Rows from a dataset of charts and code:
──────

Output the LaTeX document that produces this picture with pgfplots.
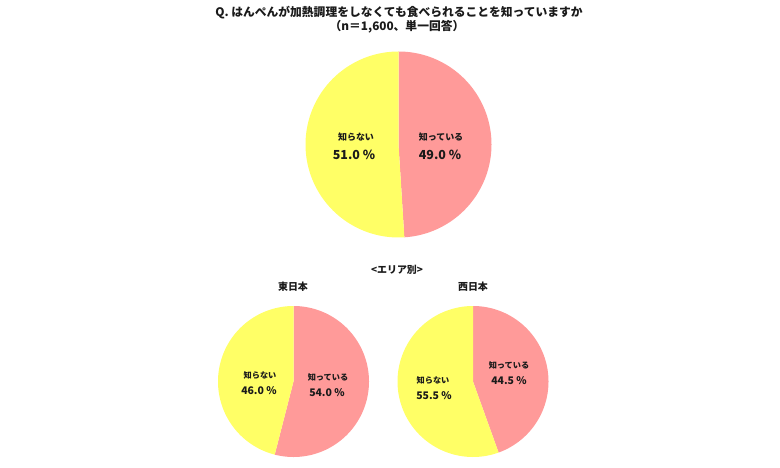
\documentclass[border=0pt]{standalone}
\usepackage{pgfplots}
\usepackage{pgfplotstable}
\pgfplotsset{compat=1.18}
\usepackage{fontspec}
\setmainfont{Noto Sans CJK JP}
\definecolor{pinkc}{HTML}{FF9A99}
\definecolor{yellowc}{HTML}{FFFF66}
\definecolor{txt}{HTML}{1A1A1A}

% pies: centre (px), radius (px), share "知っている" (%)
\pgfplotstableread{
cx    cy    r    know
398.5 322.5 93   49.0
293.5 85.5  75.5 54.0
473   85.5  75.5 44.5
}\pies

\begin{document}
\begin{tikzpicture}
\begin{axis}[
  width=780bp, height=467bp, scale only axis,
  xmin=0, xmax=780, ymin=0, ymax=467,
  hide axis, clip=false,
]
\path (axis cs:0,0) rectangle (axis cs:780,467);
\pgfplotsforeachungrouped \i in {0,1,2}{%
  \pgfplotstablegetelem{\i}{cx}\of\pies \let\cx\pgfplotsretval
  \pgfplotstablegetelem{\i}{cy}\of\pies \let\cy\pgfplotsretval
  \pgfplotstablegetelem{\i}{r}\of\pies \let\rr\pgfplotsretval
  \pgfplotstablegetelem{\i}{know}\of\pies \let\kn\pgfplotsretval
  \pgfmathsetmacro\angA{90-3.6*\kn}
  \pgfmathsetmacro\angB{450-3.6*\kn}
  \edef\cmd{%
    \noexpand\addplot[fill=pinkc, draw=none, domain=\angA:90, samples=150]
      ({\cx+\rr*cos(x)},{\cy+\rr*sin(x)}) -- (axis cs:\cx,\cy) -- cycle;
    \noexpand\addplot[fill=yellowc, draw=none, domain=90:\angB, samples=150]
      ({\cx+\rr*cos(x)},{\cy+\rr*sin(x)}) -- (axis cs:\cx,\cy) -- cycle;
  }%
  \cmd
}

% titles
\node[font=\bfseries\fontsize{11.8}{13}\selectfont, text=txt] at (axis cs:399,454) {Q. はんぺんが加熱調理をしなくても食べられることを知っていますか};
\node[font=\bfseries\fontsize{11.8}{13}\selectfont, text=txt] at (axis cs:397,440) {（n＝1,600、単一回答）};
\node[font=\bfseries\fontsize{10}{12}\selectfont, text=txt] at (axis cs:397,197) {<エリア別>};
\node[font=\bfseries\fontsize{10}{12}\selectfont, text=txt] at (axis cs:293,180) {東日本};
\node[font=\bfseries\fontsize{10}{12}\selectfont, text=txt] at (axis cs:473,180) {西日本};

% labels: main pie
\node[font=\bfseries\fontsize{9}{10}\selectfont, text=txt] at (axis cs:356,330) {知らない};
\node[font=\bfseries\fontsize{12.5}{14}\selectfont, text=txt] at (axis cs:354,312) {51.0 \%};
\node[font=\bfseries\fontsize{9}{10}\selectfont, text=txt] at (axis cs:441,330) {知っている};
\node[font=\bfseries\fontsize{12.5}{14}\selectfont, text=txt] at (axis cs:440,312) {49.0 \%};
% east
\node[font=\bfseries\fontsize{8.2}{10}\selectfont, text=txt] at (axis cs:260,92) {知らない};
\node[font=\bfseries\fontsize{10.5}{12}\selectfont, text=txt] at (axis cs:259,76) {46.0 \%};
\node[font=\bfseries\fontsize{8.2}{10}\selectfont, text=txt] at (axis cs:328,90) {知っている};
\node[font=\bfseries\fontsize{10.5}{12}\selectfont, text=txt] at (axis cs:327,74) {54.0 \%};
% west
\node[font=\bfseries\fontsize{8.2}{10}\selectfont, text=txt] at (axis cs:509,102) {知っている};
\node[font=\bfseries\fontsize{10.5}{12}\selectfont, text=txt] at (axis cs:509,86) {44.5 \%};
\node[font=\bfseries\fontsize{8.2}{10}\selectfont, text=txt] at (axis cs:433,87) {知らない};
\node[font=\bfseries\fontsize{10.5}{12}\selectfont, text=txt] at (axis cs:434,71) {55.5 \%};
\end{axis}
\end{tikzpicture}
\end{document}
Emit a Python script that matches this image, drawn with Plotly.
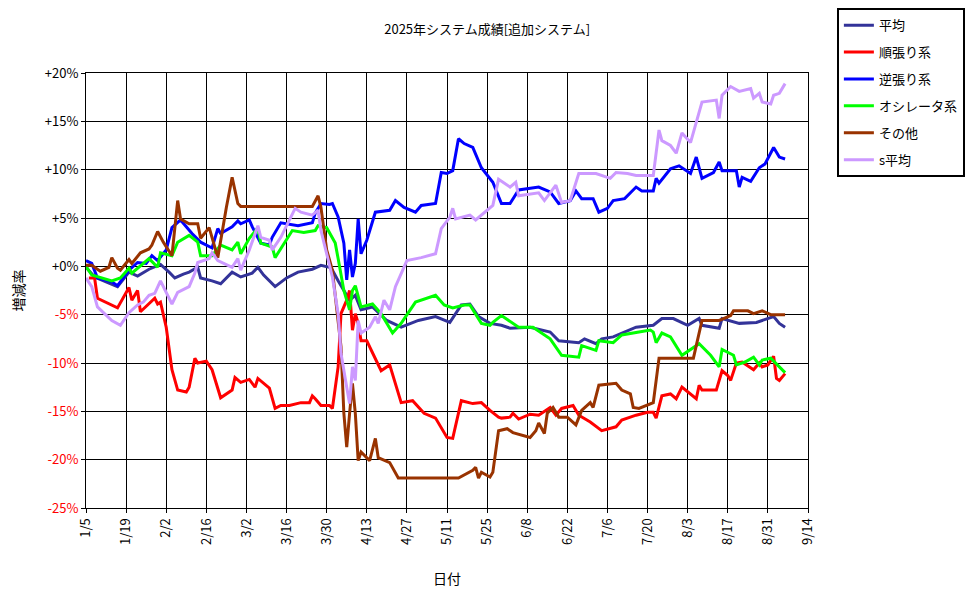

──────

**GIVEN INSTRUCTION:** Leave out the pictures and transcribe everything else exactly.

**WRITTEN ANSWER:**
Output the LaTeX document that produces this picture with pgfplots.
\documentclass[border=0pt]{standalone}
\usepackage{pgfplots}
\usepackage{pgfplotstable}
\pgfplotsset{compat=1.18}
\usepackage{fontspec}
\setmainfont{Noto Sans CJK JP}
\definecolor{pinkc}{HTML}{FF9A99}
\definecolor{yellowc}{HTML}{FFFF66}
\definecolor{txt}{HTML}{1A1A1A}

% pies: centre (px), radius (px), share "知っている" (%)
\pgfplotstableread{
cx    cy    r    know
398.5 322.5 93   49.0
293.5 85.5  75.5 54.0
473   85.5  75.5 44.5
}\pies

\begin{document}
\begin{tikzpicture}
\begin{axis}[
  width=780bp, height=467bp, scale only axis,
  xmin=0, xmax=780, ymin=0, ymax=467,
  hide axis, clip=false,
]
\path (axis cs:0,0) rectangle (axis cs:780,467);
\pgfplotsforeachungrouped \i in {0,1,2}{%
  \pgfplotstablegetelem{\i}{cx}\of\pies \let\cx\pgfplotsretval
  \pgfplotstablegetelem{\i}{cy}\of\pies \let\cy\pgfplotsretval
  \pgfplotstablegetelem{\i}{r}\of\pies \let\rr\pgfplotsretval
  \pgfplotstablegetelem{\i}{know}\of\pies \let\kn\pgfplotsretval
  \pgfmathsetmacro\angA{90-3.6*\kn}
  \pgfmathsetmacro\angB{450-3.6*\kn}
  \edef\cmd{%
    \noexpand\addplot[fill=pinkc, draw=none, domain=\angA:90, samples=150]
      ({\cx+\rr*cos(x)},{\cy+\rr*sin(x)}) -- (axis cs:\cx,\cy) -- cycle;
    \noexpand\addplot[fill=yellowc, draw=none, domain=90:\angB, samples=150]
      ({\cx+\rr*cos(x)},{\cy+\rr*sin(x)}) -- (axis cs:\cx,\cy) -- cycle;
  }%
  \cmd
}

% titles
\node[font=\bfseries\fontsize{11.8}{13}\selectfont, text=txt] at (axis cs:399,454) {Q. はんぺんが加熱調理をしなくても食べられることを知っていますか};
\node[font=\bfseries\fontsize{11.8}{13}\selectfont, text=txt] at (axis cs:397,440) {（n＝1,600、単一回答）};
\node[font=\bfseries\fontsize{10}{12}\selectfont, text=txt] at (axis cs:397,197) {<エリア別>};
\node[font=\bfseries\fontsize{10}{12}\selectfont, text=txt] at (axis cs:293,180) {東日本};
\node[font=\bfseries\fontsize{10}{12}\selectfont, text=txt] at (axis cs:473,180) {西日本};

% labels: main pie
\node[font=\bfseries\fontsize{9}{10}\selectfont, text=txt] at (axis cs:356,330) {知らない};
\node[font=\bfseries\fontsize{12.5}{14}\selectfont, text=txt] at (axis cs:354,312) {51.0 \%};
\node[font=\bfseries\fontsize{9}{10}\selectfont, text=txt] at (axis cs:441,330) {知っている};
\node[font=\bfseries\fontsize{12.5}{14}\selectfont, text=txt] at (axis cs:440,312) {49.0 \%};
% east
\node[font=\bfseries\fontsize{8.2}{10}\selectfont, text=txt] at (axis cs:260,92) {知らない};
\node[font=\bfseries\fontsize{10.5}{12}\selectfont, text=txt] at (axis cs:259,76) {46.0 \%};
\node[font=\bfseries\fontsize{8.2}{10}\selectfont, text=txt] at (axis cs:328,90) {知っている};
\node[font=\bfseries\fontsize{10.5}{12}\selectfont, text=txt] at (axis cs:327,74) {54.0 \%};
% west
\node[font=\bfseries\fontsize{8.2}{10}\selectfont, text=txt] at (axis cs:509,102) {知っている};
\node[font=\bfseries\fontsize{10.5}{12}\selectfont, text=txt] at (axis cs:509,86) {44.5 \%};
\node[font=\bfseries\fontsize{8.2}{10}\selectfont, text=txt] at (axis cs:433,87) {知らない};
\node[font=\bfseries\fontsize{10.5}{12}\selectfont, text=txt] at (axis cs:434,71) {55.5 \%};
\end{axis}
\end{tikzpicture}
\end{document}
Emit a Python script that matches this image, drawn with Plotly.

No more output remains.